In the last decade, precise determination of galaxy distances and physical properties from wide-field broad-band photometry -- photometric redshifts -- have revolutionised observational cosmology. These techniques are at the heart of every major forthcoming cosmology experiment. However, the limitations of current methods to translate imaging data to physical parameters (distances, absolute luminosities and stellar masses) is becoming increasingly apparent. In particular, in today’s era of moderately deep wide-area surveys spanning optical to infrared bands making precise photometric measurements is becoming increasingly challenging. The aim of this stage is to investigate the inference of distance and, thus, physical parameters directly from pixel data using deep inference techniques in the well-explored COSMOS field.

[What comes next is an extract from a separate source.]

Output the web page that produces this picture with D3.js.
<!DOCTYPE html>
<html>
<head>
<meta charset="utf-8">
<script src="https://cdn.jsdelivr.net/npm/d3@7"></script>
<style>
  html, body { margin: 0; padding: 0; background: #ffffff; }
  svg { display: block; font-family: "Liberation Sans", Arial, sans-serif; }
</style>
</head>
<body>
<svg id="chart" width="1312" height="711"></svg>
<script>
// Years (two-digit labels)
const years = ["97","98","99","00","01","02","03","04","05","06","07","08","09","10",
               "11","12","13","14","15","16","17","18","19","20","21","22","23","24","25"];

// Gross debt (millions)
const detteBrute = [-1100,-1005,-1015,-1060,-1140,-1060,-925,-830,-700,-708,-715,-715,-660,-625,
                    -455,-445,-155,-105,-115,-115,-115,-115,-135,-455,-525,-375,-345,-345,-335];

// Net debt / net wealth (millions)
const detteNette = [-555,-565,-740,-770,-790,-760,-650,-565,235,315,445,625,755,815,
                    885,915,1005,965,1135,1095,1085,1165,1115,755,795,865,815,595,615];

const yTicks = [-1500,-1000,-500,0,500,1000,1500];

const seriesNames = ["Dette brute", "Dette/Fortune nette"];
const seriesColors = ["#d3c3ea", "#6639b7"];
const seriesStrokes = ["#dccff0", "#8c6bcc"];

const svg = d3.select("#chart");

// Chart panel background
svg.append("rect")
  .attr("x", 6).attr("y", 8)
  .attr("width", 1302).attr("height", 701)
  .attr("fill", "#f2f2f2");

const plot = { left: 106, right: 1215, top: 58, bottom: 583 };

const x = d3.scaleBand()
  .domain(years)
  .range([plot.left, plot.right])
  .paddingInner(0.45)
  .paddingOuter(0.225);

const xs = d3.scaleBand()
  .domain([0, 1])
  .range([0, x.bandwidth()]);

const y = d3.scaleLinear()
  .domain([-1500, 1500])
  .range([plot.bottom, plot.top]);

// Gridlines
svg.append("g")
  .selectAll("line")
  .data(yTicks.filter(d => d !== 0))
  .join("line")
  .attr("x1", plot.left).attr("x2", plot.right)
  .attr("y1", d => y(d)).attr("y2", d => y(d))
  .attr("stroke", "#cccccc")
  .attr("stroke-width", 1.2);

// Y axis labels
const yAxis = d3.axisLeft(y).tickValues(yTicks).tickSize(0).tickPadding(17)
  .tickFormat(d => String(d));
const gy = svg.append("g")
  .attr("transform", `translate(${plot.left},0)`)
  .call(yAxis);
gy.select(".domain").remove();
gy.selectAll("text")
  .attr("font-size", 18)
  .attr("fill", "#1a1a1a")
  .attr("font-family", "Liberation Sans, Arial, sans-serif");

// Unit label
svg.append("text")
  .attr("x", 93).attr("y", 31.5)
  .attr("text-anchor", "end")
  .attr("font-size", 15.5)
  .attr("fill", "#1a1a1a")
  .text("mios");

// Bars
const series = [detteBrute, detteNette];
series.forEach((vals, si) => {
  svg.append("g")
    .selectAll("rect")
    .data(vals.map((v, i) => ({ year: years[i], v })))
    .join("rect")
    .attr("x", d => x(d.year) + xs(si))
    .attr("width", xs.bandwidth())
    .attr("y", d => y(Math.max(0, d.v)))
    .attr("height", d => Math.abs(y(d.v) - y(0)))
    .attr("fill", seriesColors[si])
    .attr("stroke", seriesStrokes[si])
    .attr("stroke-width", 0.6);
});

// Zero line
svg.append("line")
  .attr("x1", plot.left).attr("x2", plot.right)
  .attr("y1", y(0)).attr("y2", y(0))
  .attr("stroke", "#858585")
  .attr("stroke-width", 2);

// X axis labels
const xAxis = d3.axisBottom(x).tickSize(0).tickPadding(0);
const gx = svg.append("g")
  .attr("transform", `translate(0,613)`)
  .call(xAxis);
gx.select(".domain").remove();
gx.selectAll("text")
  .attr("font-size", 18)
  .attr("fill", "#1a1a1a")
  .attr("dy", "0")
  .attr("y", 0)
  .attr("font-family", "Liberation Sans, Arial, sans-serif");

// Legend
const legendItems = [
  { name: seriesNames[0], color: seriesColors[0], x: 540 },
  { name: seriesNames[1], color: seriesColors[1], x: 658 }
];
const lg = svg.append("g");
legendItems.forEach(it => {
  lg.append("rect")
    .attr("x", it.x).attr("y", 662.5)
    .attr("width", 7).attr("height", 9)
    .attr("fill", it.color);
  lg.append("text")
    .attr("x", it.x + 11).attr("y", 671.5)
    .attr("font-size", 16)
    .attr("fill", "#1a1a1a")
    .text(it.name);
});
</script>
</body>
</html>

Objectives and expected results :
The SDSS is a large shallow survey of the local Universe. COSMOS, on the other hand, densely samples Redshift space and represents a unique database of the distant Universe. Applying inference techniques to COSMOS with its unique validation data set of spectroscopic redshifts is therefore the necessary next step. In particular, we want to investigate how well physical parameters such as stellar mass can be inferred from pixels.

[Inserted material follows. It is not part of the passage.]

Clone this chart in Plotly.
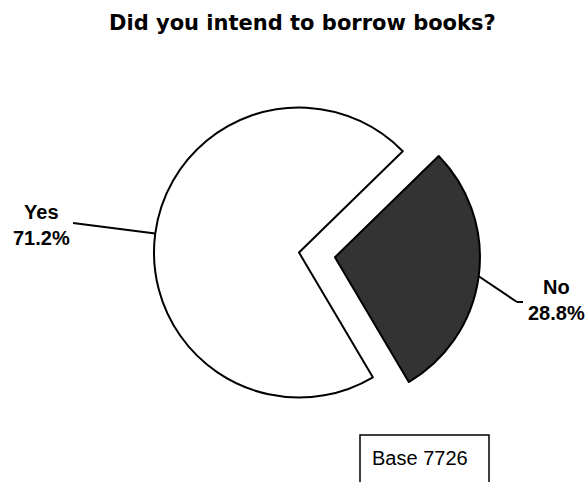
import math
import plotly.graph_objects as go

# Survey answers
labels = ["No", "Yes"]
values = [28.8, 71.2]
colors = ["#333333", "#FFFFFF"]
pulls = [0.25, 0.0]
title_text = "Did you intend to borrow books?"
base_text = "Base 7726"

W, H = 588, 482
cx, cy, r = 299.0, 252.5, 145.0      # pie centre and radius in pixels
rotation = 45.7                       # start angle, degrees clockwise from 12 o'clock
R = r * (1 + max(pulls))


def px(x, y):
    return x / W, 1 - y / H


fig = go.Figure()
fig.add_trace(go.Pie(
    labels=labels,
    values=values,
    sort=False,
    direction="clockwise",
    rotation=rotation,
    pull=pulls,
    marker=dict(colors=colors, line=dict(color="#000000", width=2)),
    textinfo="none",
    hoverinfo="label+percent",
    showlegend=False,
    domain=dict(x=[(cx - R) / W, (cx + R) / W],
                y=[1 - (cy + R) / H, 1 - (cy - R) / H]),
))

# Leader-line anchors and label positions (pixels)
label_pos = {"Yes": (41.5, 224.5), "No": (556.0, 300.0)}
elbow = {"Yes": [(73, 223)], "No": [(517, 302), (523, 302)]}

shapes = []
annotations = []
total = sum(values)
start = rotation
for lab, val, pl in zip(labels, values, pulls):
    span = val / total * 360.0
    mid = math.radians(start + span / 2)
    ux, uy = math.sin(mid), -math.cos(mid)
    ex = cx + (1 + pl) * r * ux
    ey = cy + (1 + pl) * r * uy
    pts = [(ex, ey)] + elbow[lab]
    for (x0, y0), (x1, y1) in zip(pts[:-1], pts[1:]):
        a0, b0 = px(x0, y0)
        a1, b1 = px(x1, y1)
        shapes.append(dict(type="line", xref="paper", yref="paper",
                           x0=a0, y0=b0, x1=a1, y1=b1,
                           line=dict(color="#000000", width=2)))
    lx, ly = px(*label_pos[lab])
    annotations.append(dict(
        x=lx, y=ly, xref="paper", yref="paper", showarrow=False,
        xanchor="center", yanchor="middle", align="center",
        text=f"<b>{lab}<br>{val:.1f}%</b>",
        font=dict(family="Liberation Sans, Arial", size=20, color="#000000"),
    ))
    start += span

# Title
tx, ty = px(302, 23)
annotations.append(dict(
    x=tx, y=ty, xref="paper", yref="paper", showarrow=False,
    xanchor="center", yanchor="middle",
    text=f"<b>{title_text}</b>",
    font=dict(family="DejaVu Sans", size=21, color="#000000"),
))

# Base box
bx0, by0 = px(360, 435)
bx1, by1 = px(489, 495)
shapes.append(dict(type="rect", xref="paper", yref="paper",
                   x0=bx0, y0=by0, x1=bx1, y1=by1,
                   line=dict(color="#000000", width=1.5),
                   fillcolor="rgba(0,0,0,0)"))
btx, bty = px(420, 458)
annotations.append(dict(
    x=btx, y=bty, xref="paper", yref="paper", showarrow=False,
    xanchor="center", yanchor="middle", text=base_text,
    font=dict(family="Liberation Sans, Arial", size=20, color="#000000"),
))

fig.update_layout(
    width=W, height=H,
    margin=dict(l=0, r=0, t=0, b=0),
    paper_bgcolor="#FFFFFF",
    plot_bgcolor="#FFFFFF",
    shapes=shapes,
    annotations=annotations,
)

fig.write_html("out.html")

The Euclid satellite will revolutionize our knowledge of the distribution of dark and luminous matter by making a survey of tens of thousands of square degrees with the largest camera ever to be launched into space. However, astronomical parameter inference will require precise knowledge of the distance to each galaxy in the main survey and for this photometric redshifts are essential. A key element of this are the Euclid deep fields , a smaller survey but one which will still cover twenty times the area of COSMOS. It is important to demonstrate the superiority of pixel-based photometric redshifts over conventional techniques by making key science measurements, such as the measurement of the high-redshift stellar mass function. Demonstrating the effectiveness of this technique in COSMOS would pave the way for future applications Euclid, which could be the subject of a future thesis.

The stage will be co-supervised by H. J. McCracken (director) and Tom Charnock. H. J. McCracken has a long experience in photometric catalogues & photometric redshifts and Tom Charnock is recognized experts on the application of advanced deep learning and statistical techniques in astronomy.